ステンレスの表面 ~クロムの酸化皮膜~
2024.08.29
「ステンレス表面は錆びているの? 錆が錆を止めるってどういうこと?」
回答)
金属の酸化物を錆と呼ぶのであれば、ステンレス表面は錆びていることになります。
ただしこの錆は皮膜状でとても薄いため、錆びているように見えません。さらに一般的な環境下では内部へ浸食していく錆ではありません。
そのため『鉄の錆』と違って深く拡がりにくい性質を持ち、錆を止めているように見えます。
ステンレスが錆びにくいことはよく知られています。
工業製品では錆びやすい外気に触れる部分や水と接触する部分で多く使われます。
その錆びにくさから、塗装・メッキをせずに使われる製品も多くあります。
身近なステンレス製品はスプーンやフォークです。よく見ると、18-8とか18-10とかハイフンを挟んだ2つの数字がマーキングされています。
これはステンレスを構成する金属の含有量だそうです。
18-8は、「クロム」という金属が18%、「ニッケル」という金属が8%入っており、残りが「鉄」であることを示しているそうです。

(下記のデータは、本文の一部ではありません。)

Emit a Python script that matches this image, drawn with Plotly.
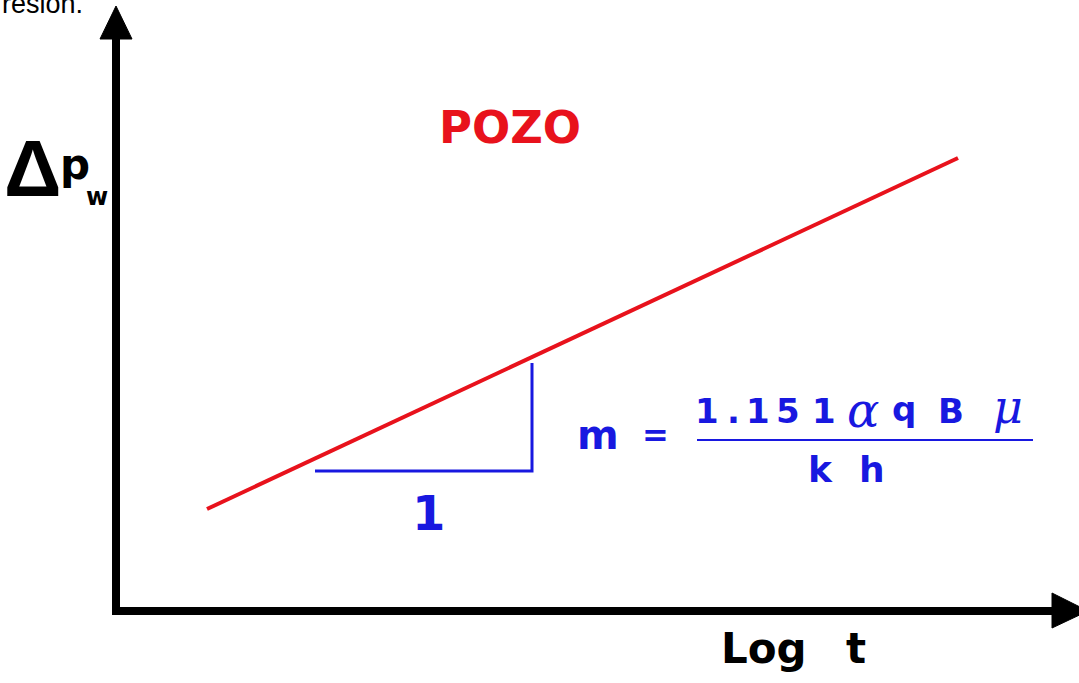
import plotly.graph_objects as go

# Semilog straight line: pressure drop vs log time (arbitrary plotting units,
# origin at the corner of the two axes)
log_t = [91, 842]
delta_p = [102, 453]

# Slope triangle drawn under the line (run, then rise)
slope_x = [199, 416, 416]
slope_y = [140, 140, 248]

RED = "#e8121c"
BLUE = "#1818e0"
BOLD = "DejaVu Sans"
SERIF = "DejaVu Serif"

fig = go.Figure()

fig.add_trace(go.Scatter(
    x=log_t, y=delta_p, mode="lines",
    line=dict(color=RED, width=4), hoverinfo="skip", showlegend=False,
))
fig.add_trace(go.Scatter(
    x=slope_x, y=slope_y, mode="lines",
    line=dict(color=BLUE, width=3), hoverinfo="skip", showlegend=False,
))

# Axis arrows
axis_color = "black"
fig.add_shape(type="line", x0=0, y0=-4, x1=0, y1=574,
              line=dict(color=axis_color, width=8))
fig.add_shape(type="line", x0=-4, y0=0, x1=938, y1=0,
              line=dict(color=axis_color, width=8))
fig.add_shape(type="path", path="M -16,572 L 16,572 L 0,605 Z",
              fillcolor=axis_color, line=dict(color=axis_color, width=1))
fig.add_shape(type="path", path="M 936,18 L 936,-17 L 972,0 Z",
              fillcolor=axis_color, line=dict(color=axis_color, width=1))

# Fraction bar of the slope formula
fig.add_shape(type="line", x0=581, y0=171, x1=917, y1=171,
              line=dict(color=BLUE, width=2))


def label(x, y, text, size, color, family=BOLD, xanchor="center", weight="bold"):
    fig.add_annotation(
        x=x, y=y, text=text, showarrow=False, xanchor=xanchor, yanchor="middle",
        font=dict(family=family, size=size, color=color, weight=weight),
    )


# Caption fragment running off the top edge
label(-116, 607, "resión.", 27, "black", family="Liberation Sans",
      xanchor="left", weight="normal")

# Title of the curve
label(394, 484, "POZO", 45, RED)

# Axis titles
label(-83, 443, "Δ", 80, "black", family="Liberation Sans")
label(-41, 447, "p", 42, "black")
label(-19, 414, "w", 24, "black")
label(648, -37, "Log", 42, "black")
label(740, -37, "t", 42, "black")

# Unit run of the slope triangle
label(312, 98, "1", 48, BLUE)

# Slope formula  m = 1.151 α q B μ / (k h)
label(482, 176, "m", 40, BLUE)
label(539, 176, "=", 32, BLUE)
for ch, xc in [("1", 591), (".", 617), ("1", 642), ("5", 672), ("1", 708)]:
    label(xc, 200, ch, 34, BLUE)
label(747, 201, "<i>α</i>", 48, BLUE, family=SERIF, weight="normal")
label(788, 202, "q", 34, BLUE)
label(835, 200, "B", 34, BLUE)
label(892, 204, "<i>μ</i>", 46, BLUE, family=SERIF, weight="normal")
label(704, 142, "k", 36, BLUE)
label(756, 142, "h", 36, BLUE)

fig.update_layout(
    width=1079, height=683,
    margin=dict(l=0, r=0, t=0, b=0),
    paper_bgcolor="white", plot_bgcolor="white",
    xaxis=dict(range=[-116, 963], visible=False, fixedrange=True),
    yaxis=dict(range=[-72, 611], visible=False, fixedrange=True),
    showlegend=False,
)

fig.write_html("out.html")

鉄は空気中の酸素や水と結びついてもとの姿(=錆)に戻りたい(金属はなぜサビるのか?参照)のですが、クロムを混ぜ込んだステンレスは少し挙動が違います。
ステンレスの表面でも鉄材と同じように、鉄、クロム、ニッケルなどが酸素と結びついて錆(化学の言葉で酸化物と言います)を作ろうとします。
このときクロムがつくる錆(酸化物)ががっちりスクラムを組んで皮膜状となり、表面を薄く覆うことが知られています。
すぐ近くで鉄も錆びていこうとしているのですが、クロムの酸化皮膜が覆うことでそれ以上錆が進行しない状態(錆びにくい性質)になるそうです。
クロムの酸化皮膜のおかげです。
鉄の黒錆と同様、表面の錆が内部を保護するおもしろい現象です。